Yesterday Once More

Scribbled Lives Week 28—A Summer Song

This week’s prompt asked us to go back in time and choose a song that was a summer hit when we were teens.

I took a trip down memory lane to the summer of 1973 when Leroy Brown topped the charts for behavin’ badly. Steely Dan was reelin’ in the years while Delta Dawn wore a faded rose from days gone by. The Boogie Woogie Bugle Boy played “Reveille” for Company B. Back home, yellow ribbons were being tied ‘round old oak trees. Oh, how I wanted to sing like Karen Carpenter—sing a song and make it simple to last my whole life long—sigh…it would be yesterday once more…shoobidoo, wangdang…

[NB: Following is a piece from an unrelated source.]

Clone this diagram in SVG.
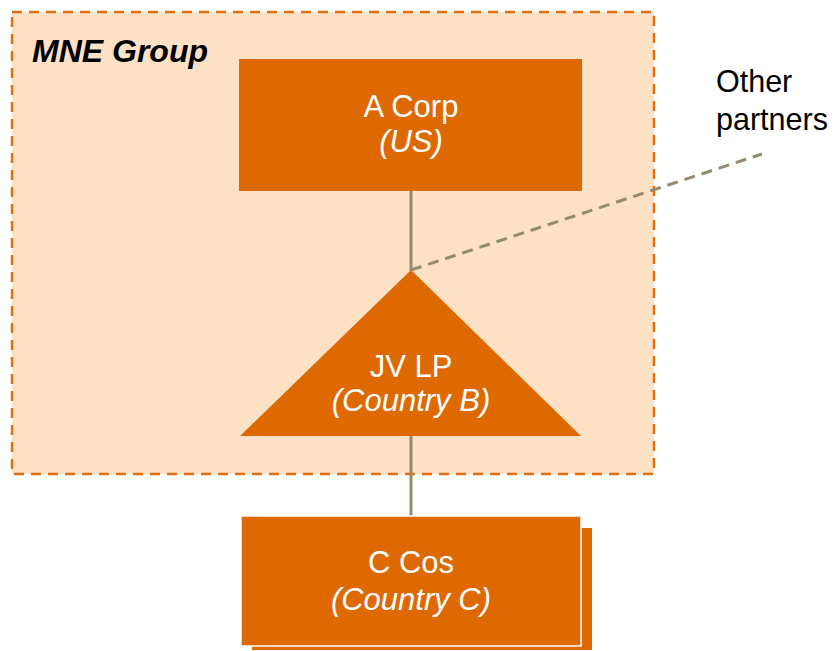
<svg xmlns="http://www.w3.org/2000/svg" width="835" height="651" viewBox="0 0 835 651">
<style>
.node{fill:#DD6900}
.lbl{font-family:"Liberation Sans",Arial,sans-serif;font-size:31px;fill:#FFFFFF;text-anchor:middle}
.it{font-style:italic}
.conn{stroke:#948B6F;stroke-width:3;fill:none}
</style>
<rect width="835" height="651" fill="#FFFFFF"/>
<g id="mne-group">
<rect x="12" y="12" width="642" height="462" fill="#FDE1C5" stroke="#E0700F" stroke-width="2.5" stroke-dasharray="10,7"/>
<text x="32" y="62" font-family="Liberation Sans,Arial,sans-serif" font-size="32" font-weight="bold" font-style="italic" fill="#000000">MNE Group</text>
</g>
<g id="connectors">
<line class="conn" x1="411" y1="191" x2="411" y2="271"/>
<line class="conn" x1="411" y1="436" x2="411" y2="516"/>
<line class="conn" x1="411" y1="270" x2="762" y2="154" stroke-dasharray="11,7"/>
</g>
<g id="a-corp">
<rect class="node" x="239" y="59" width="343" height="132"/>
<text class="lbl" x="411" y="117">A Corp</text>
<text class="lbl it" x="411" y="152">(US)</text>
</g>
<g id="jv-lp">
<polygon class="node" points="411,270 581,436 240,436"/>
<text class="lbl" x="411" y="377">JV LP</text>
<text class="lbl it" x="411" y="411">(Country B)</text>
</g>
<g id="c-cos">
<rect class="node" x="252" y="528" width="340" height="122"/>
<rect class="node" x="241" y="516" width="340" height="130" stroke="#FFFFFF" stroke-width="1.5"/>
<text class="lbl" x="411" y="573">C Cos</text>
<text class="lbl it" x="411" y="610">(Country C)</text>
</g>
<g id="other-partners">
<text x="716" y="92" font-family="Liberation Sans,Arial,sans-serif" font-size="30.5" fill="#000000">Other</text>
<text x="716" y="130" font-family="Liberation Sans,Arial,sans-serif" font-size="30.5" fill="#000000">partners</text>
</g>
</svg>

When I was young I'd listen to the radio, waitin' for my favorite songs. Yesterday Once More
“Yesterday Once More”—songwriters John Bettis and Richard Carpenter

Gouache (opaque watercolour) and graphite on Fabriano 140# CP. Gouache was applied straight out of the tube using a ragged scrap of binder’s board. For the built-up capitals, there was greater success on the cold press paper using a lead pencil—and sharpening often—than with a finer mechanical pencil.

While looking for graphic inspiration from that year, I stumbled on Kazuo Shiraga (1924-2008), a Japanese avant-garde artist. For a year, he lived as a Buddhist monk. In his paintings from that period, he used a scraping tool to make circular images. I was particularly inspired by his oil painting titled “Work”. My mother loved opera, and what I liked most about that genre were the red vinyl LPs!

What music moved you at age sixteen? Pop, rock, folk, classical, taizé, chants? Maybe it was opera?